> Task goal
Find the word "that" in the records below. List each line containing it.

**** Extracted material

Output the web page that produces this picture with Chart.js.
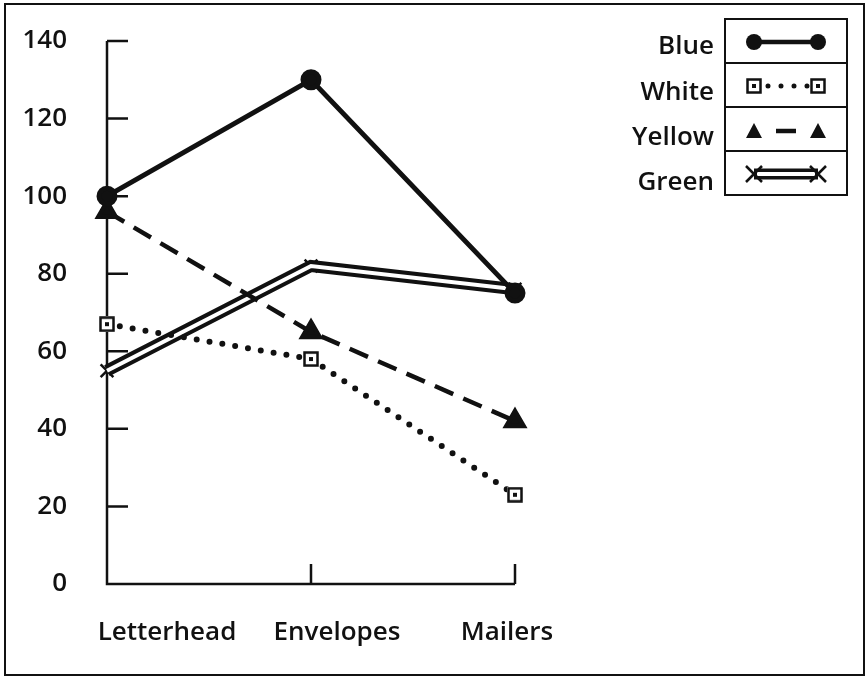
<!DOCTYPE html>
<html>
<head>
<meta charset="utf-8">
<script src="https://cdn.jsdelivr.net/npm/chart.js@4/dist/chart.umd.min.js"></script>
<style>
    html, body { margin: 0; padding: 0; background: #fff; }
    canvas { display: block; }
</style>
</head>
<body>
<canvas id="chart" width="868" height="678"></canvas>
<script>
    // chart data
    const categories = ['Letterhead', 'Envelopes', 'Mailers'];
    const blueValues = [100, 130, 75];
    const whiteValues = [67, 58, 23];
    const yellowValues = [96, 65, 42];
    const greenValues = [55, 82, 76];
    const yTicks = [0, 20, 40, 60, 80, 100, 120, 140];
    const legendNames = ['Blue', 'White', 'Yellow', 'Green'];

    const INK = '#111';
    const FONT = "'Open Sans', 'DejaVu Sans', sans-serif";
    const FONT_SIZE = 26;
    const FONT_WEIGHT = 600;

    // hollow square with a little dot inside, used for "White"
    function squareMarker() {
        const c = document.createElement('canvas');
        c.width = 16; c.height = 16;
        const g = c.getContext('2d');
        g.fillStyle = '#fff';
        g.fillRect(0, 0, 16, 16);
        g.strokeStyle = INK;
        g.lineWidth = 2.5;
        g.strokeRect(1.5, 1.5, 13, 13);
        g.fillStyle = INK;
        g.fillRect(6, 6, 4, 4);
        return c;
    }
    const sqImg = squareMarker();

    // axes with inward ticks, category names, and the outer frame
    const axisMarks = {
        id: 'axisMarks',
        beforeDatasetsDraw(chart) {
            const ctx = chart.ctx;
            const x = chart.scales.x, y = chart.scales.y;
            const a = chart.chartArea;
            ctx.save();
            ctx.strokeStyle = INK;
            ctx.lineWidth = 2.5;
            ctx.beginPath();
            ctx.moveTo(a.left, a.top);
            ctx.lineTo(a.left, a.bottom);
            ctx.lineTo(a.right, a.bottom);
            yTicks.forEach(v => {
                const py = y.getPixelForValue(v);
                ctx.moveTo(a.left, py);
                ctx.lineTo(a.left + 21, py);
            });
            categories.forEach((c, i) => {
                const px = x.getPixelForValue(i);
                ctx.moveTo(px, a.bottom);
                ctx.lineTo(px, a.bottom - 20);
            });
            ctx.stroke();

            // category names sit on their own even spacing, not centred on ticks
            ctx.fillStyle = INK;
            ctx.font = FONT_WEIGHT + ' ' + FONT_SIZE + 'px ' + FONT;
            ctx.textAlign = 'center';
            ctx.textBaseline = 'middle';
            categories.forEach((c, i) => ctx.fillText(c, a.left + 60 + i * 170, a.bottom + 49));

            // frame
            ctx.lineWidth = 2;
            ctx.strokeRect(5, 4, 859, 671);
            ctx.restore();
        }
    };

    // boxed legend on the right
    const boxLegend = {
        id: 'boxLegend',
        afterDraw(chart) {
            const ctx = chart.ctx;
            const bx = 725, by = 19, bw = 122, rh = 44;
            ctx.save();
            ctx.strokeStyle = INK;
            ctx.lineWidth = 2;
            ctx.strokeRect(bx, by, bw, rh * 4);
            for (let i = 1; i < 4; i++) {
                ctx.beginPath();
                ctx.moveTo(bx, by + rh * i);
                ctx.lineTo(bx + bw, by + rh * i);
                ctx.stroke();
            }
            ctx.fillStyle = INK;
            ctx.font = FONT_WEIGHT + ' ' + FONT_SIZE + 'px ' + FONT;
            ctx.textAlign = 'right';
            ctx.textBaseline = 'middle';
            legendNames.forEach((n, i) => ctx.fillText(n, bx - 11, 47 + i * 45.3));

            const x1 = bx + 29, x2 = bx + 93;
            let cy = by + rh / 2 + 1;
            // Blue
            ctx.lineWidth = 4.5;
            ctx.beginPath(); ctx.moveTo(x1, cy); ctx.lineTo(x2, cy); ctx.stroke();
            [x1, x2].forEach(px => { ctx.beginPath(); ctx.arc(px, cy, 8, 0, Math.PI * 2); ctx.fill(); });
            // White
            cy += rh;
            ctx.lineWidth = 5; ctx.lineCap = 'round';
            ctx.setLineDash([0, 13]);
            ctx.beginPath(); ctx.moveTo(x1 + 14, cy); ctx.lineTo(x2 - 8, cy); ctx.stroke();
            ctx.setLineDash([]); ctx.lineCap = 'butt';
            [x1, x2].forEach(px => ctx.drawImage(sqImg, px - 8, cy - 8));
            // Yellow
            cy += rh + 1;
            ctx.lineWidth = 4.5;
            ctx.beginPath(); ctx.moveTo(x1 + 22, cy); ctx.lineTo(x2 - 22, cy); ctx.stroke();
            [x1, x2].forEach(px => {
                ctx.beginPath(); ctx.moveTo(px, cy - 8); ctx.lineTo(px + 8, cy + 7); ctx.lineTo(px - 8, cy + 7); ctx.closePath(); ctx.fill();
            });
            // Green
            cy += rh - 1;
            ctx.lineWidth = 11;
            ctx.beginPath(); ctx.moveTo(x1, cy); ctx.lineTo(x2, cy); ctx.stroke();
            ctx.strokeStyle = '#fff'; ctx.lineWidth = 4;
            ctx.beginPath(); ctx.moveTo(x1 + 3, cy); ctx.lineTo(x2 - 3, cy); ctx.stroke();
            ctx.strokeStyle = INK; ctx.lineWidth = 2.5;
            [x1, x2].forEach(px => {
                ctx.beginPath();
                ctx.moveTo(px - 8, cy - 8); ctx.lineTo(px + 8, cy + 8);
                ctx.moveTo(px + 8, cy - 8); ctx.lineTo(px - 8, cy + 8);
                ctx.stroke();
            });
            ctx.restore();
        }
    };

    const ctx = document.getElementById('chart').getContext('2d');
    new Chart(ctx, {
        type: 'line',
        data: {
            labels: categories,
            datasets: [
                {
                    label: 'Blue', data: blueValues, order: 0,
                    borderColor: INK, borderWidth: 5,
                    pointStyle: 'circle', pointRadius: 8,
                    pointBackgroundColor: INK, pointBorderColor: INK, tension: 0
                },
                {
                    label: 'Yellow', data: yellowValues, order: 1,
                    borderColor: INK, borderWidth: 4.5, borderDash: [20, 11],
                    pointStyle: 'triangle', pointRadius: 10,
                    pointBackgroundColor: INK, pointBorderColor: INK, tension: 0
                },
                {
                    label: 'White', data: whiteValues, order: 2,
                    borderColor: INK, borderWidth: 6, borderDash: [0, 13], borderCapStyle: 'round',
                    pointStyle: sqImg, pointRadius: 8, tension: 0
                },
                {
                    label: 'Green inner', data: greenValues, order: 3,
                    borderColor: '#fff', borderWidth: 4, pointRadius: 0, tension: 0
                },
                {
                    label: 'Green', data: greenValues, order: 4,
                    borderColor: INK, borderWidth: 12,
                    pointStyle: 'crossRot', pointRadius: 9, pointBorderWidth: 2.5,
                    pointBorderColor: INK, tension: 0
                }
            ]
        },
        options: {
            responsive: false,
            animation: false,
            events: [],
            layout: { padding: { left: 0, right: 353, top: 41, bottom: 0 } },
            plugins: { legend: { display: false }, tooltip: { enabled: false } },
            scales: {
                x: {
                    offset: false,
                    grid: { display: false, drawTicks: false },
                    border: { display: false },
                    ticks: { display: false },
                    afterFit(s) { s.height = 94; s.paddingLeft = 0; s.paddingRight = 0; }
                },
                y: {
                    min: 0, max: 140,
                    grid: { display: false, drawTicks: false },
                    border: { display: false },
                    ticks: {
                        stepSize: 20, color: INK, padding: 40,
                        font: { family: FONT, size: FONT_SIZE, weight: FONT_WEIGHT }
                    },
                    afterFit(s) { s.width = 107; s.paddingTop = 0; s.paddingBottom = 0; }
                }
            }
        },
        plugins: [axisMarks, boxLegend]
    });
</script>
</body>
</html>
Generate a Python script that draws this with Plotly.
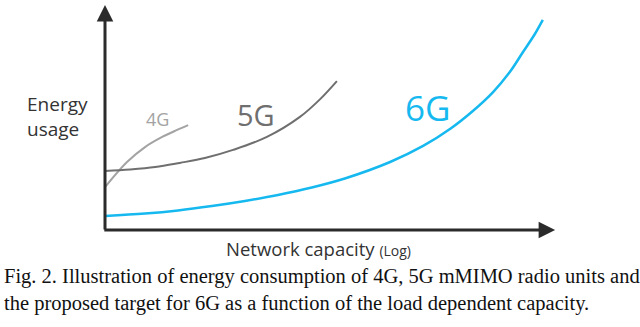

********

> Output for this task
Output the web page that produces this picture with Chart.js.
Generate a Python script that draws this with Plotly.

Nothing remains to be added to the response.